From the first line of the listing below, retype each line up to and including the one with "import pandas as pd"; pictures stay out.

#####

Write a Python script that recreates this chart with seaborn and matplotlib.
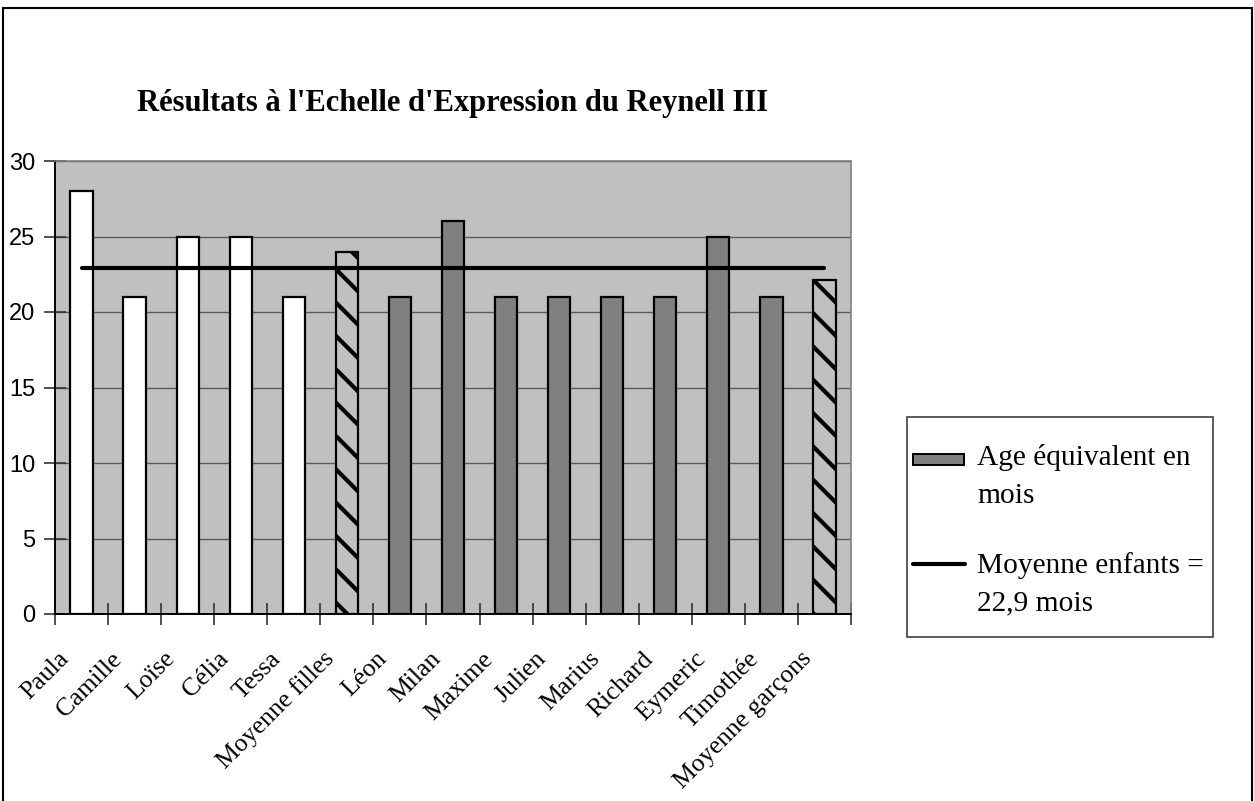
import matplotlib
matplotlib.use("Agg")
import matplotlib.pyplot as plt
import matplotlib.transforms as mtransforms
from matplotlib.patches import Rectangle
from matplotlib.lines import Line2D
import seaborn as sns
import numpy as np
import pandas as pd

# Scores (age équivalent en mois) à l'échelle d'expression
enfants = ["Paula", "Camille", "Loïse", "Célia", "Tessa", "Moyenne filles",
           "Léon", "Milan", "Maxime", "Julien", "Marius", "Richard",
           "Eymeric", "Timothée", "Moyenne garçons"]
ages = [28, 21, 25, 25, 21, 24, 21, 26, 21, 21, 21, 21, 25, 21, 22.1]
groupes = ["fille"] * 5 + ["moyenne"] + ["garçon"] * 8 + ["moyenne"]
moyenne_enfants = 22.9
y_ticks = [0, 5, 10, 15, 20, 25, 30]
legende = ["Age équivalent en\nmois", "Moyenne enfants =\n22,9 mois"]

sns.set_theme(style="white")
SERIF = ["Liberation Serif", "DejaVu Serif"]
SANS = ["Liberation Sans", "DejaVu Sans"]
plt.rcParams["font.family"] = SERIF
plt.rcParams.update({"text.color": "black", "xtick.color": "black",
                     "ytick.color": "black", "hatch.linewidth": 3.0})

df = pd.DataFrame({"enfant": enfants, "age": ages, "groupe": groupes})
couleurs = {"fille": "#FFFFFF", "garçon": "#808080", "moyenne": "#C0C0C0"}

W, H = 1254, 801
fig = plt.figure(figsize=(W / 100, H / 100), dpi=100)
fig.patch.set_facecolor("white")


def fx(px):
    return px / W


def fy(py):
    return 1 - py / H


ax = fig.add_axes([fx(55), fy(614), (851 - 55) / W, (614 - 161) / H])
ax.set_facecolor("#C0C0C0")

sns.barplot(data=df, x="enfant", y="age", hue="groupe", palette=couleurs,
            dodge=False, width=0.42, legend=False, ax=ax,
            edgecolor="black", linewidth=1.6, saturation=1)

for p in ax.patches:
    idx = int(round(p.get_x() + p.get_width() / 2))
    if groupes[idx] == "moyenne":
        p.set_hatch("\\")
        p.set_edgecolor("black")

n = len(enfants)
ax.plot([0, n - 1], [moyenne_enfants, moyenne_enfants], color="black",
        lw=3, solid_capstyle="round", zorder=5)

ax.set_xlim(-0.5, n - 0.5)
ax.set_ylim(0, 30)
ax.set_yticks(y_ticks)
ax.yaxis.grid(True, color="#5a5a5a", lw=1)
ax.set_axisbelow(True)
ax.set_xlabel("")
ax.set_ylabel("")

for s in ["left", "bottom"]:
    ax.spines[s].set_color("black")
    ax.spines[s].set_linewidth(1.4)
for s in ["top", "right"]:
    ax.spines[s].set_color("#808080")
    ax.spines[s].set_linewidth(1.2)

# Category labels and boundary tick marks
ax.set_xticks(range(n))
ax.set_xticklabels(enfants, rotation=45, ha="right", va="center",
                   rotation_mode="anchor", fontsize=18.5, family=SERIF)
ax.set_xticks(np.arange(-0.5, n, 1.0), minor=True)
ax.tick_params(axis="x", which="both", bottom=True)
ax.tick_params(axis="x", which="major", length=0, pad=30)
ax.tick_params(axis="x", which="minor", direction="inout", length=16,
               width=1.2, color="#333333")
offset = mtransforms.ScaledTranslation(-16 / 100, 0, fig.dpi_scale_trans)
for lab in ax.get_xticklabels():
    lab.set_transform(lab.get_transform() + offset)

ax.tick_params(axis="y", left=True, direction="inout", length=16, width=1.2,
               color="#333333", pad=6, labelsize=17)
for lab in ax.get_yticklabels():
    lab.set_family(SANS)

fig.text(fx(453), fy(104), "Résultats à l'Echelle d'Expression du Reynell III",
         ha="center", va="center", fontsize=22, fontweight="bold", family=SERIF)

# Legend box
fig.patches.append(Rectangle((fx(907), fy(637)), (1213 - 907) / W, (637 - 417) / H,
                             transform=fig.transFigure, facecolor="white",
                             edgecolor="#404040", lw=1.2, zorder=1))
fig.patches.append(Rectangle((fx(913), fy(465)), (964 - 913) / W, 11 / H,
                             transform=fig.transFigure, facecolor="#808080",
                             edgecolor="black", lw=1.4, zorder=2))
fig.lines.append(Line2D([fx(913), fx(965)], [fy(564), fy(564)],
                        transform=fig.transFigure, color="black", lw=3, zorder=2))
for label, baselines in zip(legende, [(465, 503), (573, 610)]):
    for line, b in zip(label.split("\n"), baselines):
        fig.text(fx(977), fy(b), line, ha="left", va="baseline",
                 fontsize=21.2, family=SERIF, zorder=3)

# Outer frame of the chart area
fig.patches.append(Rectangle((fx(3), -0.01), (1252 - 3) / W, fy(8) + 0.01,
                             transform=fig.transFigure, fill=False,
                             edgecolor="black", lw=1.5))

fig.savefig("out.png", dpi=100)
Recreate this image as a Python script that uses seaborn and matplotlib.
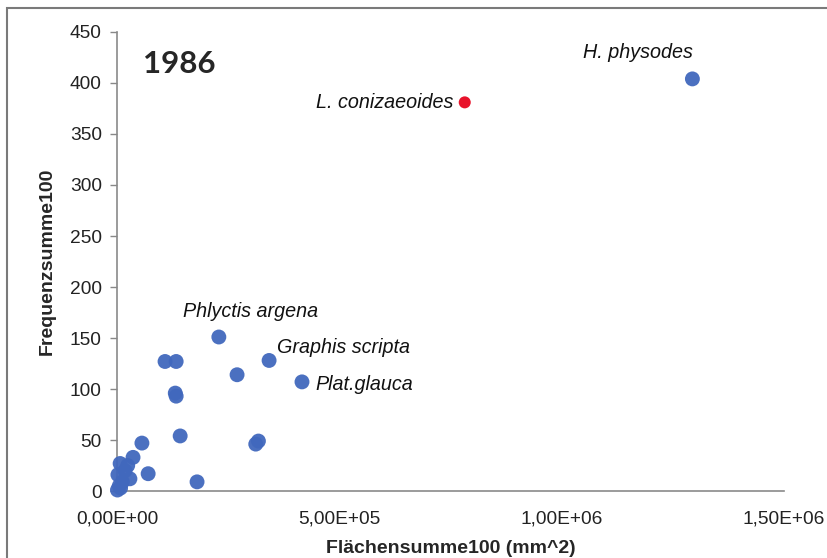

#####

* Reply to the exercise
Write a Python script that recreates this chart with seaborn and matplotlib.
import matplotlib
matplotlib.use("Agg")
import matplotlib.pyplot as plt
import matplotlib.transforms as mtransforms
from matplotlib.patches import Rectangle
from matplotlib.lines import Line2D
import seaborn as sns
import numpy as np
import pandas as pd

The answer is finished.